───── Source data ─────
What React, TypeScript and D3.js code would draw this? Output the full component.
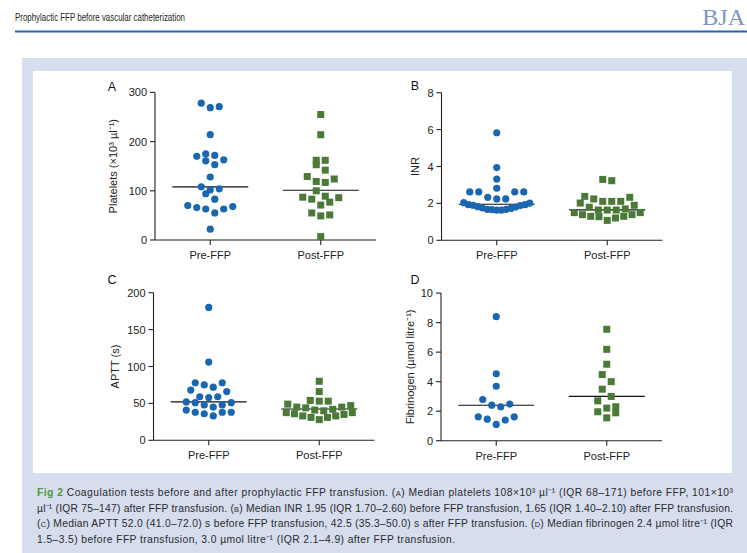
import React from "react";
import * as d3 from "d3";

// ---------- data ----------
const categories = ["Pre-FFP", "Post-FFP"];

const plateletsPre = [278, 269, 271, 214, 170, 175, 172, 161, 153, 163, 128, 104, 102, 108, 94, 83, 70, 66, 63, 63, 68, 55, 22];
const plateletsPost = [255, 214, 162, 153, 162, 142, 117, 124, 129, 119, 100, 87, 83, 71, 77, 86, 89, 51, 49, 55, 7];
const plateletMedians = [108, 101];

const inrPre = [5.83, 3.94, 3.32, 2.82, 2.62, 2.62, 2.62, 2.62, 2.24, 2.24, 2.33, 2.04, 1.93, 1.9, 1.82, 1.75, 1.68, 1.66, 1.64, 1.64, 1.68, 1.73, 1.8, 1.88, 1.93, 2.02];
const inrPost = [3.3, 3.23, 2.33, 2.38, 2.11, 2.11, 2.11, 2.24, 1.9, 2.02, 1.7, 1.64, 1.64, 1.64, 1.79, 1.5, 1.5, 1.39, 1.39, 1.3, 1.28, 1.3, 1.08, 1.21];
const inrMedians = [1.95, 1.65];

const apttPre = [180, 106, 78, 78, 72, 75, 66, 68, 59, 58, 59, 51, 48, 48, 51, 52, 45, 41, 38, 38, 38, 36, 33];
const apttPost = [80, 66, 54, 53, 53, 47, 49, 45, 45, 44, 42, 41, 37.5, 40, 37.5, 35, 36, 33, 33, 31, 31, 28];
const apttMedians = [52.0, 42.5];

const fibPre = [8.4, 4.53, 3.69, 2.79, 2.41, 2.3, 2.48, 1.62, 1.46, 1.62, 1.4, 1.1];
const fibPost = [7.55, 6.19, 5.18, 4.48, 4.0, 3.49, 3.0, 2.7, 2.3, 2.21, 1.96, 1.89, 1.55];
const fibMedians = [2.4, 3.0];

const plateletTicks = [0, 100, 200, 300];
const inrTicks = [0, 2, 4, 6, 8];
const apttTicks = [0, 50, 100, 150, 200];
const fibTicks = [0, 2, 4, 6, 8, 10];

// ---------- layout ----------
const BLUE = "#1b66b1";
const GREEN = "#4a7a36";
const FONT = "'Liberation Sans', Arial, Helvetica, sans-serif";

type Panel = {
  letter: string;
  title: string;
  pre: number[];
  post: number[];
  medians: number[];
  ticks: number[];
  axisX: number;
  axisY: number;
  letterPos: [number, number];
  titleX: number;
};

const panels: Panel[] = [
  { letter: "A", title: "Platelets (×10³ µl⁻¹)", pre: plateletsPre, post: plateletsPost, medians: plateletMedians, ticks: plateletTicks, axisX: 155, axisY: 240, letterPos: [112, 91], titleX: 113 },
  { letter: "B", title: "INR", pre: inrPre, post: inrPost, medians: inrMedians, ticks: inrTicks, axisX: 441.5, axisY: 240.3, letterPos: [415, 90], titleX: 415 },
  { letter: "C", title: "APTT (s)", pre: apttPre, post: apttPost, medians: apttMedians, ticks: apttTicks, axisX: 153.5, axisY: 440.3, letterPos: [112, 284], titleX: 115 },
  { letter: "D", title: "Fibrinogen (µmol litre⁻¹)", pre: fibPre, post: fibPost, medians: fibMedians, ticks: fibTicks, axisX: 441, axisY: 440.7, letterPos: [415, 284], titleX: 410 },
];

const AXIS_W = 221;
const AXIS_H = 147.6;

// Prism-like row scatter: group nearby values into rows, spread center-out.
function swarm(values: number[], y: (v: number) => number, cx: number) {
  const ROW_H = 8.5;
  const MAX_SP = 9;
  const MAX_W = 66;
  const sorted = values.map((v, i) => ({ v, i })).sort((a, b) => a.v - b.v);
  const rows: { v: number; i: number }[][] = [];
  for (const p of sorted) {
    const row = rows[rows.length - 1];
    if (row && y(row[0].v) - y(p.v) <= ROW_H) row.push(p);
    else rows.push([p]);
  }
  const out: { x: number; y: number; v: number }[] = [];
  for (const row of rows) {
    const n = row.length;
    const sp = n > 1 ? Math.min(MAX_SP, MAX_W / (n - 1)) : 0;
    const slots: number[] = [];
    if (n % 2 === 1) {
      slots.push(0);
      for (let k = 1; slots.length < n; k++) {
        slots.push(k);
        if (slots.length < n) slots.push(-k);
      }
    } else {
      for (let k = 0.5; slots.length < n; k++) {
        slots.push(k);
        if (slots.length < n) slots.push(-k);
      }
    }
    row.forEach((p, j) => out.push({ x: cx + slots[j] * sp, y: y(p.v), v: p.v }));
  }
  return out;
}

function PanelView({ p }: { p: Panel }) {
  const ymax = p.ticks[p.ticks.length - 1];
  const yScale = d3.scaleLinear().domain([0, ymax]).range([p.axisY, p.axisY - AXIS_H]);
  const xScale = d3.scalePoint<string>().domain(categories).range([p.axisX, p.axisX + AXIS_W]).padding(0.5);
  const preX = xScale(categories[0])!;
  const postX = xScale(categories[1])!;
  const prePts = swarm(p.pre, yScale, preX);
  const postPts = swarm(p.post, yScale, postX);
  const axisColor = "#222";
  const midY = (yScale(0) + yScale(ymax)) / 2;
  return (
    <g fontFamily={FONT}>
      <text x={p.letterPos[0]} y={p.letterPos[1]} fontSize={12.5} fill="#111" textAnchor="middle">{p.letter}</text>
      <text
        transform={`translate(${p.titleX},${midY}) rotate(-90)`}
        textAnchor="middle"
        dominantBaseline="central"
        fontSize={11}
        fill="#222"
      >
        {p.title}
      </text>
      {/* y axis */}
      <line x1={p.axisX} x2={p.axisX} y1={yScale(0)} y2={yScale(ymax)} stroke={axisColor} strokeWidth={1.1} />
      {p.ticks.map((t) => (
        <g key={t}>
          <line x1={p.axisX - 5} x2={p.axisX} y1={yScale(t)} y2={yScale(t)} stroke={axisColor} strokeWidth={1.1} />
          <text x={p.axisX - 8} y={yScale(t)} textAnchor="end" dominantBaseline="central" fontSize={11} fill="#222">
            {t}
          </text>
        </g>
      ))}
      {/* x axis */}
      <line x1={p.axisX} x2={p.axisX + AXIS_W} y1={p.axisY} y2={p.axisY} stroke={axisColor} strokeWidth={1.1} />
      {categories.map((c) => (
        <g key={c}>
          <line x1={xScale(c)!} x2={xScale(c)!} y1={p.axisY} y2={p.axisY + 5} stroke={axisColor} strokeWidth={1.1} />
          <text x={xScale(c)!} y={p.axisY + 15} textAnchor="middle" dominantBaseline="central" fontSize={11} fill="#222">
            {c}
          </text>
        </g>
      ))}
      {/* medians */}
      {[preX, postX].map((cx, i) => (
        <line key={i} x1={cx - 38} x2={cx + 38} y1={yScale(p.medians[i])} y2={yScale(p.medians[i])} stroke="#111" strokeWidth={1.1} />
      ))}
      {prePts.map((d, i) => (
        <circle key={"a" + i} cx={d.x} cy={d.y} r={3.6} fill={BLUE} />
      ))}
      {postPts.map((d, i) => (
        <rect key={"b" + i} x={d.x - 3.5} y={d.y - 3.5} width={7} height={7} fill={GREEN} />
      ))}
    </g>
  );
}

const small = (s: string) => <tspan fontSize={7.5}>{s}</tspan>;

export default function App() {
  return (
    <svg width={747} height={553} style={{ position: "absolute", left: 0, top: 0, background: "#fff" }}>
      <rect x={0} y={0} width={747} height={553} fill="#fff" />
      {/* header */}
      <text x={15} y={21} fontFamily={FONT} fontSize={11} fill="#222" textLength={170} lengthAdjust="spacingAndGlyphs">
        Prophylactic FFP before vascular catheterization
      </text>
      <text x={745} y={25} fontFamily="'Liberation Serif', 'DejaVu Serif', serif" fontSize={24} fill="#7c94c8" textAnchor="end">
        BJA
      </text>
      <line x1={15} x2={747} y1={31.5} y2={31.5} stroke="#2b62ab" strokeWidth={1.8} />
      {/* figure box */}
      <rect x={22} y={58} width={725} height={495} fill="#d5ddef" />
      <rect x={33} y={71} width={699} height={402} fill="#fff" />
      {panels.map((p) => (
        <PanelView key={p.letter} p={p} />
      ))}
      {/* caption */}
      <g fontFamily={FONT} fontSize={10.3} fill="#2b2b2b">
        <text x={37} y={496} textLength={696} lengthAdjust="spacing">
          <tspan fill="#4f9a3a" fontWeight="bold">Fig 2</tspan>
          {" Coagulation tests before and after prophylactic FFP transfusion. ("}
          {small("A")}
          {") Median platelets 108×10³ µl⁻¹ (IQR 68–171) before FFP, 101×10³"}
        </text>
        <text x={37} y={511.5} textLength={696} lengthAdjust="spacing">
          {"µl⁻¹ (IQR 75–147) after FFP transfusion. ("}
          {small("B")}
          {") Median INR 1.95 (IQR 1.70–2.60) before FFP transfusion, 1.65 (IQR 1.40–2.10) after FFP transfusion."}
        </text>
        <text x={37} y={527} textLength={696} lengthAdjust="spacing">
          {"("}
          {small("C")}
          {") Median APTT 52.0 (41.0–72.0) s before FFP transfusion, 42.5 (35.3–50.0) s after FFP transfusion. ("}
          {small("D")}
          {") Median fibrinogen 2.4 µmol litre⁻¹ (IQR"}
        </text>
        <text x={37} y={542.5} textLength={418} lengthAdjust="spacing">
          {"1.5–3.5) before FFP transfusion, 3.0 µmol litre⁻¹ (IQR 2.1–4.9) after FFP transfusion."}
        </text>
      </g>
    </svg>
  );
}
─────
**Task brief**
Extract, word for word, each line from the top of the data down to and including the line with "const plateletMedians = [108, 101];"; skip the pictures.

**Finished exercise**
What React, TypeScript and D3.js code would draw this? Output the full component.
import React from "react";
import * as d3 from "d3";

// ---------- data ----------
const categories = ["Pre-FFP", "Post-FFP"];

const plateletsPre = [278, 269, 271, 214, 170, 175, 172, 161, 153, 163, 128, 104, 102, 108, 94, 83, 70, 66, 63, 63, 68, 55, 22];
const plateletsPost = [255, 214, 162, 153, 162, 142, 117, 124, 129, 119, 100, 87, 83, 71, 77, 86, 89, 51, 49, 55, 7];
const plateletMedians = [108, 101];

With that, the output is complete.